HoD News - 18 June 2020

Head of Department Niels Haldrup

Dear colleagues,

The spring semester 2020 has been affected by the Covid-19 situation to an extreme degree. With a very short notice, we have been forced to change our on-site teaching to 100% online teaching. Virtual teaching and online meetings are surely going to become an important element of the way we will work and interact in the future. We need to evaluate our experiences to identify what worked, and what didn’t work. Aarhus BSS has already gathered a lot of information across education programmes in the form of course evaluations from the spring, which contain feedback regarding online teaching, and we also have an overwhelming amount of qualitative student feedback. It is important that we assess the experiences from both sides of the desk (or rather, the computer screen). Moving forward, we should strive for improving the online/blended learning format of teaching to develop quality online learning methods. Aarhus BSS is already in dialogue with CUL in order to prepare general advice, webinars etc. during the late summer to assist lecturers doing online teaching in the fall. Similarly, we should evaluate the exam formats and defences of Bachelor's projects/Master's theses that we have conducted this summer.

Teaching, Fall 2020
I have previously informed about the challenges regarding teaching schedules for the fall 2020. We have an extraordinary pressure on auditoriums and lecture rooms, and we do not know whether the distancing restrictions will discontinue (plan A) or continue (plan B).

In plan A, a significant number of courses will have an online or a blended learning format, and in plan B the amount of online teaching has to expand further and we will need to make plans for student groups’ attendance in onsite activities. The planners at BSS Studier are currently working hard to make schedules according to plan A. Unfortunately, the planning process is delayed due to the extraordinary situation, and hence the course schedules will be ready later than normally. It is expected that initial schedules will be available for quality control on 2 July. The final schedules will be made public on 10 July.

In collaboration with the directors of studies, the departments (ECON and MGMT) have suggested courses that potentially may take a full or partial (blended learning) online format. To the extent that we are informed by BSS Studier about the actual teaching format of individual courses, we will inform the lecturers as soon as we have that information. However, particularly for elective courses, we do not expect that we have an answer before 2 July.

A general principle about plan A is that we want as much teaching as possible to be on-site and with priority given to first-year students. Generally, we will attempt to make course schedules that ensure that the vast majority of all other students will have some activities on campus.

Section councils, Excelsior and hirings
Despite the corona circumstances the past months, the department management has worked with many other projects even though some of these have been delayed.

After the summer vacation, the department and its sections will be presented with a document that describes the establishment of section councils. This document, which includes a description of the organization and objectives of the section council work, has already been discussed at LSU and Departmental Forum meetings.

During the spring, we have also worked with setting up the Excelsior platform to handle the new norm system for recording teaching and administrative activities. Most input for individuals has now been recorded in Excelsior, and we expect the system to be available to all department members in the early fall.

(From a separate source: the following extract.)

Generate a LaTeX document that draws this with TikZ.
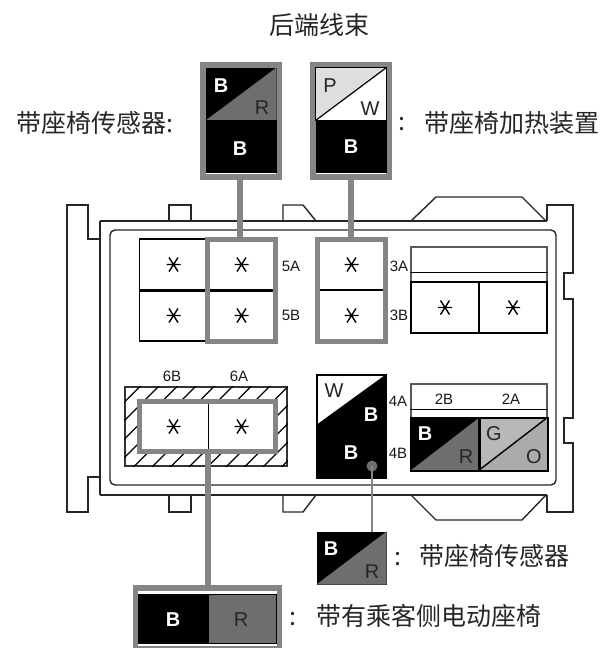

During the spring, a number of openings at all levels (postdoc, assistant, associate, and full professor) have been filled. A list of new hires and promotions is included in this week’s ECON Newsletter. I would like to congratulate those of you who have been promoted and give a big welcome to our new colleagues. Some new colleagues have already arrived, and others will commence in their positions during the summer or later during the fall.

We have been recruiting heavily at the junior level this year. Around a dozen new colleagues will start in postdoc or assistant professor positions during 2020. Of these, only two are funded by the department; the rest are to a large extent funded by external grants, which indeed is very impressive. Thanks for your efforts to attract research funding. I am also glad to add that the new hires are going to improve the gender balance within the department significantly, particularly at the junior level.